In 2001, Sampras was beaten in the fourth round by a youthful Roger Federer as he sought an eighth Wimbledon title, and he retired the following year after winning the U.S. Open in fairytale fashion.
He is still involved in tennis and plays the occasional exhibition or seniors Champions Tour event, but spends most of his time with his wife Bridgette Wilson and their two children at his home in California.
Federer began his era of domination in 2003, but the 16-time grand slam champion is still one short of the Wimbledon record held by Sampras -- whose tally is matched only by the seven won by Britain's William Renshaw in the tournament's formative years of the 1880s.
Sampras believes that the Swiss maestro can still claim another, but he may struggle with world No. 1 Novak Djokovic -- who he was to face in Friday's semifinals -- and Rafael Nadal in their prime.
"Roger needs to find a way to be creative, stick to his game and serve and volley now and again," Sampras said.
"He's won 16 majors in a certain way, he's not going to change now."
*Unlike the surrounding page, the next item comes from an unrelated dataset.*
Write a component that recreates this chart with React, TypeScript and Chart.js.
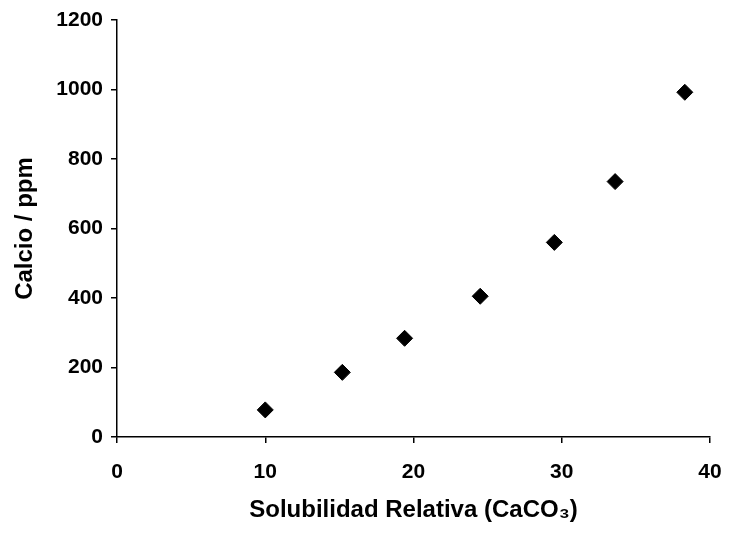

The task of giving Federer advice falls to his current coach Paul Annacone, who also guided Sampras in the latter part of his career.
The American acknowledges the difference in their playing styles but told CNN that both shared a key ingredient to success.
"Both these guys are superstars in regards to handling pressure," Annacone said.
Sampras accepts that his style of big serving and volleying at Wimbledon is from a bygone era, and he regrets its passing.
"It's sad to see Wimbledon today with the players staying back, with the balls being different, but grass is grass -- you can still get into the net but it's a lost art, and it's unfortunate."